→ **Recorded information**
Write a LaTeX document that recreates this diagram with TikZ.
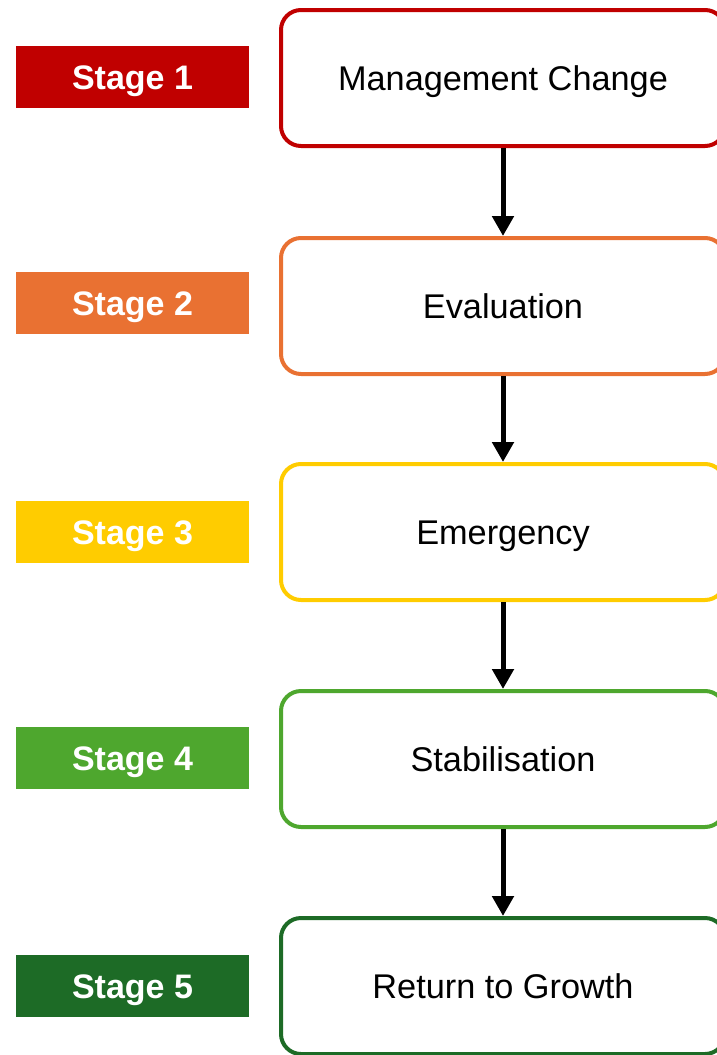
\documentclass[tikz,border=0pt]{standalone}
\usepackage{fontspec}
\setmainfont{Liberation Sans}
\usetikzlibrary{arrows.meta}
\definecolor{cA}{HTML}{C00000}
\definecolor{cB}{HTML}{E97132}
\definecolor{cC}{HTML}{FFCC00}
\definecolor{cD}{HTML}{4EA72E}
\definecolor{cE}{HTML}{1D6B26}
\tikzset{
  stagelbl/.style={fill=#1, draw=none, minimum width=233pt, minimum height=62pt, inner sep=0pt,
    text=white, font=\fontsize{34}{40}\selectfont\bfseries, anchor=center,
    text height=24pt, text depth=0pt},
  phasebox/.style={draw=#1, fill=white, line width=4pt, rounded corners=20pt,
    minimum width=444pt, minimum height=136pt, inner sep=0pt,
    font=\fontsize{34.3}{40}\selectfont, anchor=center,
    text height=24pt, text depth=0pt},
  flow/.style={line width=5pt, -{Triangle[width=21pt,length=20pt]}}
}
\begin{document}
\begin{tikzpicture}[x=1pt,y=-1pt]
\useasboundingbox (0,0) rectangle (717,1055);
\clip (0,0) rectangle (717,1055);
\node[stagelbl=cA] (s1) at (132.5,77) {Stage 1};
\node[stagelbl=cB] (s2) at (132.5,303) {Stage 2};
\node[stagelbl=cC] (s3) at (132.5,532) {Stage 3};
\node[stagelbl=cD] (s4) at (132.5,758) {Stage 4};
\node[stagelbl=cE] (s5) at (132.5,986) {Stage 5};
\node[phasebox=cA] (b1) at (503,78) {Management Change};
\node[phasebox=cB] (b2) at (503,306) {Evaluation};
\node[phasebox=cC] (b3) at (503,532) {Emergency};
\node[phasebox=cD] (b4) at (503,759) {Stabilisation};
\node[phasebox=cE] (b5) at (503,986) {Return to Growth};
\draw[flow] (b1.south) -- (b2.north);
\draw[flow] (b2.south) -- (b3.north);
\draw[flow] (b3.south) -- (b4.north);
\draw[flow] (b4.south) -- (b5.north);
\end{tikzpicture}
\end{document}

→ **Task description**
Output the lines above in full and exactly as given, omitting any pictures.

→ **Solution for this problem**
Write a LaTeX document that recreates this diagram with TikZ.
\documentclass[tikz,border=0pt]{standalone}
\usepackage{fontspec}
\setmainfont{Liberation Sans}
\usetikzlibrary{arrows.meta}
\definecolor{cA}{HTML}{C00000}
\definecolor{cB}{HTML}{E97132}
\definecolor{cC}{HTML}{FFCC00}
\definecolor{cD}{HTML}{4EA72E}
\definecolor{cE}{HTML}{1D6B26}
\tikzset{
  stagelbl/.style={fill=#1, draw=none, minimum width=233pt, minimum height=62pt, inner sep=0pt,
    text=white, font=\fontsize{34}{40}\selectfont\bfseries, anchor=center,
    text height=24pt, text depth=0pt},
  phasebox/.style={draw=#1, fill=white, line width=4pt, rounded corners=20pt,
    minimum width=444pt, minimum height=136pt, inner sep=0pt,
    font=\fontsize{34.3}{40}\selectfont, anchor=center,
    text height=24pt, text depth=0pt},
  flow/.style={line width=5pt, -{Triangle[width=21pt,length=20pt]}}
}
\begin{document}
\begin{tikzpicture}[x=1pt,y=-1pt]
\useasboundingbox (0,0) rectangle (717,1055);
\clip (0,0) rectangle (717,1055);
\node[stagelbl=cA] (s1) at (132.5,77) {Stage 1};
\node[stagelbl=cB] (s2) at (132.5,303) {Stage 2};
\node[stagelbl=cC] (s3) at (132.5,532) {Stage 3};
\node[stagelbl=cD] (s4) at (132.5,758) {Stage 4};
\node[stagelbl=cE] (s5) at (132.5,986) {Stage 5};
\node[phasebox=cA] (b1) at (503,78) {Management Change};
\node[phasebox=cB] (b2) at (503,306) {Evaluation};
\node[phasebox=cC] (b3) at (503,532) {Emergency};
\node[phasebox=cD] (b4) at (503,759) {Stabilisation};
\node[phasebox=cE] (b5) at (503,986) {Return to Growth};
\draw[flow] (b1.south) -- (b2.north);
\draw[flow] (b2.south) -- (b3.north);
\draw[flow] (b3.south) -- (b4.north);
\draw[flow] (b4.south) -- (b5.north);
\end{tikzpicture}
\end{document}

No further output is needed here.